Michelle Obama would be up to the task. Trump could attack her for lacking political experience, but he himself had never held office before he ran in 2016. He could dredge up old Obama controversies and conspiracy theories—these, given the passage of time, probably won’t move voters all that much. There is now growing nostalgia for the Barack Obama presidency, given the chaos of Trump and the senescence of Biden. Americans miss having a charismatic, attractive, and hopeful president who was first elected before he turned fifty. Barack Obama himself is still a generation younger than both men running for president now. If term limits for president didn’t exist—they probably shouldn’t, considering Congress isn’t term-limited—there’s an outside chance it’s Barack Obama on the stage last night, running a rescue mission for the Democratic Party. In a parliamentary system, this wouldn’t be unusual at all. Harold Wilson, in the United Kingdom, served in the second half of the 1960s and returned in 1974.
Michelle Obama offers far more upside than Kamala Harris. She is revered by millions. She is a stronger public speaker. Her 2016 convention speech remains the most memorable moment of that night. She can speak forcefully and articulately for the Democratic agenda. She has lived free of scandal, and was a genuine political asset for her husband in the White House. She is more inspiring and captivating than Hillary Clinton, the only other First Lady to make a go at the White House. If she runs, she can take her husband with her, and the many people who miss Barack Obama would happily vote for her. With only two months to campaign, she wouldn’t have to worry about making herself known or even yoking herself much to the Biden administration. She is famous enough to stand alone. This would mean, ultimately, sketching out her own policy agenda and convincing the public she could lead. Trump will be a vicious opponent.
None of this, of course, should have been necessary. If Biden had been less arrogant, he could have announced in 2022 he wasn’t seeking a second term and permitted a normal primary season to play out in 2023 and 2024. There should be no need to talk of backroom convention deals or Obama deus ex machinas. But that’s where we are. Biden did this to himself.
As many of us will know from tragic experience, one of the tells for acute senility is an almost pathological stubbornness. You can see it in Trump too, but Biden's refusal to square himself with the inevitable sometime in 2022 really reeks of it.

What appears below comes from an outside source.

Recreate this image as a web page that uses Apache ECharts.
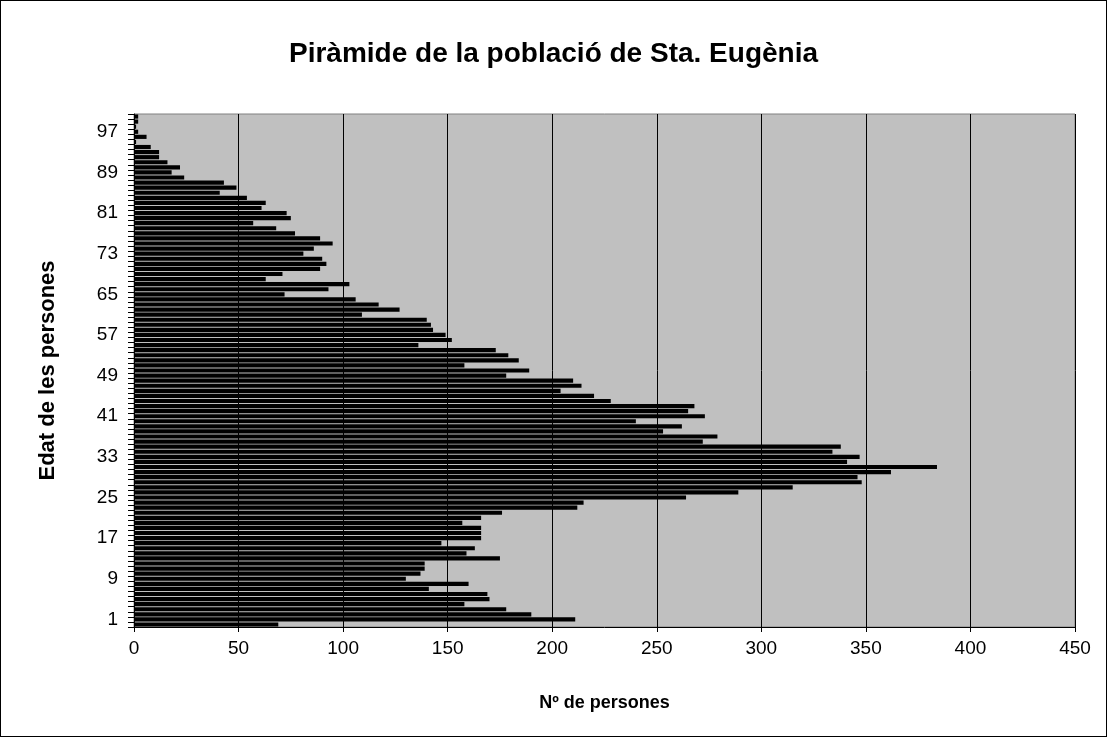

I wish that I didn’t have to agree with your assessment. By all measures Biden had been a great leader for our country in a tremendously complicated time of need for that very thing. But he has lost a the vigor, quickness and charisma that would prove his detractors wrong. He is old, and he looked it last night. Trump is all vitriol, bombast and lies. He has no agenda that helps the people of our country other than the obscenely wealthy, he speaks hate and fear and is in this only for himself. It should be easy to defeat such an obviously flawed candidate.